T5 model family memory increase

We have observed slightly different behavior for the t5 model family compared to our previous v11 release (0.29.0). We have raised an issue with Tensorrt-LLM here. The change in behavior is likely due to how Tensorrt-LLM handles memory for the kv-cache.

Guidance

As a result, we recommend that you carefully tune the batch size and sequence length for your model. Configurations that previously worked on v11 may lead to Out-Of-Memory scenarios with v12.

T5 model family batch scheduler policy

We have noticed runtime issues when using the default batch_scheduler_policy of max_utilization for t5 models.
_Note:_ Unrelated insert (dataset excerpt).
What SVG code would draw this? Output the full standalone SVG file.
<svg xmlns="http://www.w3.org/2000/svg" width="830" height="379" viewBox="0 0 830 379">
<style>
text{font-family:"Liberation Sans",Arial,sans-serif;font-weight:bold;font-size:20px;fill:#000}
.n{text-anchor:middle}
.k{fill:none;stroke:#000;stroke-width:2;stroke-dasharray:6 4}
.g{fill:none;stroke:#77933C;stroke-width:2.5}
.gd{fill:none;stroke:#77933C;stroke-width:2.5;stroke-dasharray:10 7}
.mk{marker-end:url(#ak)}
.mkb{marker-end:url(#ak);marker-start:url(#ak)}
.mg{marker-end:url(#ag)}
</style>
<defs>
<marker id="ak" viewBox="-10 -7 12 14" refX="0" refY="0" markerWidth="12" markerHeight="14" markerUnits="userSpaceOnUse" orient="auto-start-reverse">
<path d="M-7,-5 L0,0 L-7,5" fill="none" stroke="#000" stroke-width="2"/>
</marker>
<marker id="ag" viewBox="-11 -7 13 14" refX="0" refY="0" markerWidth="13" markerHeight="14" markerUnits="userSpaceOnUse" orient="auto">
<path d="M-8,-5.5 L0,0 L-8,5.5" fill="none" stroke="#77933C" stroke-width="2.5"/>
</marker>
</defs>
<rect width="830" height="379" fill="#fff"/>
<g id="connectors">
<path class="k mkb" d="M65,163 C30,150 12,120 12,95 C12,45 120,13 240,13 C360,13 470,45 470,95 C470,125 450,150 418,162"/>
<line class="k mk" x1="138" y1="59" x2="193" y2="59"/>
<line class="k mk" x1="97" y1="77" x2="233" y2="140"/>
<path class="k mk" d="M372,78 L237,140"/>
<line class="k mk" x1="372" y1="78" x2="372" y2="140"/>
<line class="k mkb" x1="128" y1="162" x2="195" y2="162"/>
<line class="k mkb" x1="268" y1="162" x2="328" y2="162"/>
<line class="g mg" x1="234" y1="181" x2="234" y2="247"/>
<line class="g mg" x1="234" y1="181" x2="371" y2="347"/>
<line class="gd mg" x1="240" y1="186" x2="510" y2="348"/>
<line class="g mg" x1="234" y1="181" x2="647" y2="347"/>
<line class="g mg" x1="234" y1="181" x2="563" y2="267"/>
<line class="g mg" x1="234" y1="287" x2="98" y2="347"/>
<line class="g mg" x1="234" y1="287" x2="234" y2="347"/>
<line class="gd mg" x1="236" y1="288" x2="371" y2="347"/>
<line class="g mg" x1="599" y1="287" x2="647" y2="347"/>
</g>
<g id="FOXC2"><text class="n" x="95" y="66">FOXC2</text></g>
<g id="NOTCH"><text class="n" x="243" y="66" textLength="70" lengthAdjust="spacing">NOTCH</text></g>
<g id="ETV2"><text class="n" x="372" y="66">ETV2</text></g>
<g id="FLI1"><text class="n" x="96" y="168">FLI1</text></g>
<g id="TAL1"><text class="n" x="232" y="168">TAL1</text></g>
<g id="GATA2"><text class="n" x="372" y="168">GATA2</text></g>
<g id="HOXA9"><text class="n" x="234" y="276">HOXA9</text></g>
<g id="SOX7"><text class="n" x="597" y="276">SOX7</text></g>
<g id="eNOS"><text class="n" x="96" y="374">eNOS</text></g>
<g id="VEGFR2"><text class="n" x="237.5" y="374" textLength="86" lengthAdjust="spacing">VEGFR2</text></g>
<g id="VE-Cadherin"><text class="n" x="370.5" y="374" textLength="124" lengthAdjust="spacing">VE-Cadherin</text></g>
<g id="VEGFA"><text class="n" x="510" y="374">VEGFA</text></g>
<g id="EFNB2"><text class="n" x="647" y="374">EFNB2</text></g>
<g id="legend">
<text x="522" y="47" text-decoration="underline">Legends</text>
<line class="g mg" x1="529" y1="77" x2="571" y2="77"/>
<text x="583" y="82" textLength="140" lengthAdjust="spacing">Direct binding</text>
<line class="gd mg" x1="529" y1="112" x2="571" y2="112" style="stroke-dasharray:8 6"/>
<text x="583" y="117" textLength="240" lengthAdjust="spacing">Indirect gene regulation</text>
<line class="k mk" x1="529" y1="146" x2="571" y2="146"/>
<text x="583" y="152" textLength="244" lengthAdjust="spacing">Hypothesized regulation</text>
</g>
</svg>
When this is combined with in-flight batching (the default), it leads to inference errors.

Guidance

We recommend users that are deploying t5 model variants to specify option.batch_scheduler_policy=guaranteed_no_evict to ensure proper inference execution.

LMI-NeuronX v12 (0.30.0)

Legacy partition is removed

Before Neuron SDK version 2.18, it was necessary to load a safetensors model using Hugging Face on the CPU, save it as a pre-sharded version, and then load the model using NeuronAutoModel. Starting with Neuron SDK version 2.18, this step is no longer needed. In our code, although we have been loading the safetensors format on the CPU and loading them, the split_model_path is not used anywhere when using the safetensors format. Since we moved to Neuron SDK version 2.20.1, legacy partition is no longer needed.

Guidance

You no longer need to specify a partition schema, as the LMI container can deduce it for you using our auto-detection partition schema. If you don't use option.partition_schema, this change does not affect you. If you do, consider making use of our auto-detection partition schema, safetensors, or Optimum.